The chart above was found at the website cited above and a large version can be found by going there.  This visualization falls on the InfoVis/Present side of the two perspectives covered in class and attempts to show the relation ship between income and income tax payed by different brackets of the population.  The chart would be of interest to any member of the united states curious about who pays what percent of income tax.
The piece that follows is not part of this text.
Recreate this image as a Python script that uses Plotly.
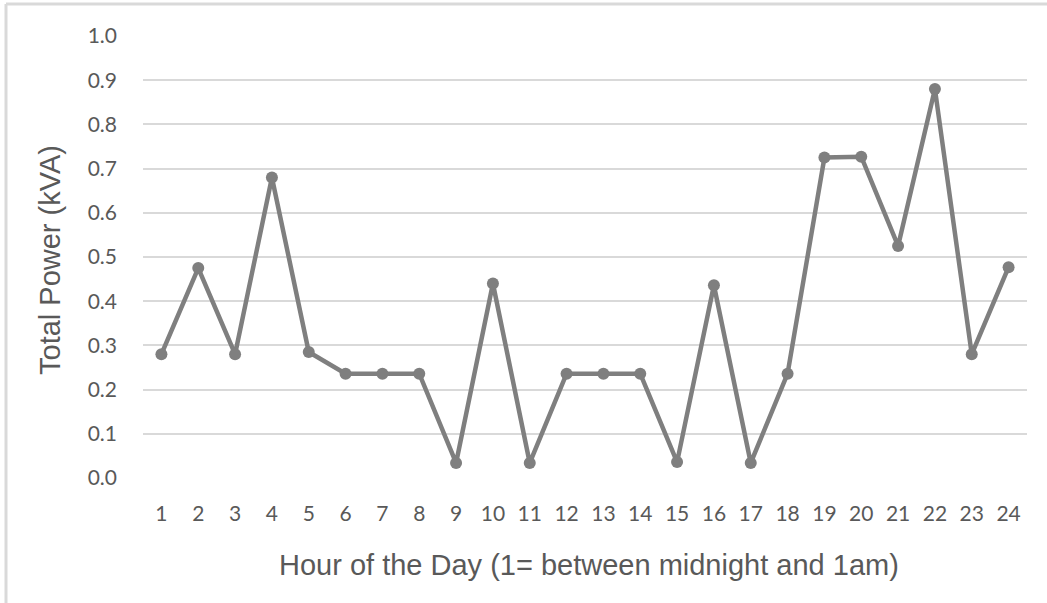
import plotly.graph_objects as go

hours = list(range(1, 25))
power_kva = [0.28, 0.475, 0.28, 0.68, 0.285, 0.236, 0.236, 0.236, 0.034, 0.44,
             0.034, 0.236, 0.236, 0.236, 0.036, 0.436, 0.034, 0.236, 0.725, 0.727,
             0.525, 0.88, 0.28, 0.477]
y_ticks = [0.0, 0.1, 0.2, 0.3, 0.4, 0.5, 0.6, 0.7, 0.8, 0.9, 1.0]
y_tick_labels = ["0.0", "0.1", "0.2", "0.3", "0.4", "0.5", "0.6", "0.7", "0.8", "0.9", "1.0"]
x_title = "Hour of the Day (1= between midnight and 1am)"
y_title = "Total Power (kVA)"

W, H = 1047, 603
L, R, T, B = 143, 20, 36, 125

fig = go.Figure()
fig.add_trace(go.Scatter(
    x=hours, y=power_kva, mode="lines+markers",
    line=dict(color="#7f7f7f", width=4.5),
    marker=dict(color="#7f7f7f", size=12),
    showlegend=False, cliponaxis=False, hoverinfo="skip",
))

tick_font = dict(family="Lato, Carlito, 'Open Sans', sans-serif", size=21, color="#595959")
title_font = dict(family="'Liberation Sans', Arial, sans-serif", size=29, color="#595959")

fig.update_layout(
    width=W, height=H,
    margin=dict(l=L, r=R, t=T, b=B),
    paper_bgcolor="white", plot_bgcolor="white",
    xaxis=dict(
        tickmode="array", tickvals=hours, ticktext=[str(h) for h in hours],
        range=[0.5, 24.5], showgrid=False, zeroline=False, showline=False,
        ticks="", tickfont=tick_font, ticklabelstandoff=21,
    ),
    yaxis=dict(
        tickmode="array", tickvals=y_ticks, ticktext=y_tick_labels,
        range=[0, 1.0], showgrid=True, gridcolor="#d9d9d9", gridwidth=2,
        zeroline=False, showline=False, ticks="", tickfont=tick_font,
        ticklabelstandoff=25,
    ),
)

pw = W - L - R
ph = H - T - B
def px(x):
    return (x - L) / pw
def py(y):
    return (H - B - y) / ph

fig.add_annotation(text=x_title, xref="paper", yref="paper",
                   x=px(589), y=py(565), xanchor="center", yanchor="middle",
                   showarrow=False, font=title_font)
fig.add_annotation(text=y_title, xref="paper", yref="paper",
                   x=px(50), y=py(260), xanchor="center", yanchor="middle",
                   textangle=-90, showarrow=False, font=title_font)

fig.add_shape(type="line", xref="paper", yref="paper",
              x0=px(6), x1=px(6), y0=py(4), y1=py(603),
              line=dict(color="#d9d9d9", width=3))
fig.add_shape(type="line", xref="paper", yref="paper",
              x0=px(6), x1=px(1047), y0=py(4), y1=py(4),
              line=dict(color="#d9d9d9", width=3))

fig.write_html("out.html", config={"displayModeBar": False},
               post_script="document.body.style.margin='0px';")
The chart contains both quantitative and ordered data.  The quantitative data includes income size and percentage of taxable income.  The ordered data includes income levels and percent income tax paid.  I consider percent income tax paid to be ordered data because while the percentages could be considered quantitative, they are displayed in the context of a pie chart in which the size is used to create an ordering.

Tasks enabled include

  1. Determining what percentage of the population falls into a certain tax bracket.
  2. Determining what percentage of income in each tax bracket is considered taxable.
  3. Determining relative sizes of different tax brackets
  4. Determining how much total income tax is payed by each tax bracket.

Income size is encoded with plain text for each tax bracket.  Percentage of taxable income is also encoded with text but also with a horizontal bar that is shaded with hash marks over the required percentage.  Income levels are encoded using different shades of the color green with lighter being the lowest and higher being the darkest.  The size of the tax brackets is encoded in the height of the green blocks as well as percentages to the size of the blocks.  The percent income paid is encoded in a pie chart to the right of the income block along with text in each piece giving an exact value and shading that reflects the green counterpart.  Connections are made between each income block and its percent of total income tax with lines that do not intersect.

Ordering of the tax brackets is done using both position and lightness.  The highest earners are at the top and the lowest are at the bottom with the bottom being the lightest and the top being the darkest.  According to Munzner, position is the best encoding for all data types, for ordered data, lightness is the second best encoding.  The second best encoding for quantitative data is length which is used for percent of taxable income, and to some extent percent of income tax paid.  Area is used extensively in both the table and the pie chart.  While this is not one of the best encodings for any of the data types, it does allow the viewer to relate the sizes of two datum.

This visualization makes if very easy to answer the question “what percent of total tax income comes from what tax bracket.”  It is clear that even though only 1.8% of the income of the highest tax bracket is taxable, that bracket still pays the majority of income tax collected.  This is very important because saying that only 1.8% of income is taxable for those making more than $500,000 per year could be very misleading.

This is also a good example of removing chart junk.  There are no tidbits of information cluttering the valuable information.  There is a proper title and narrative at the top and a signature at the bottom.  The rest is information relevant to the visualization.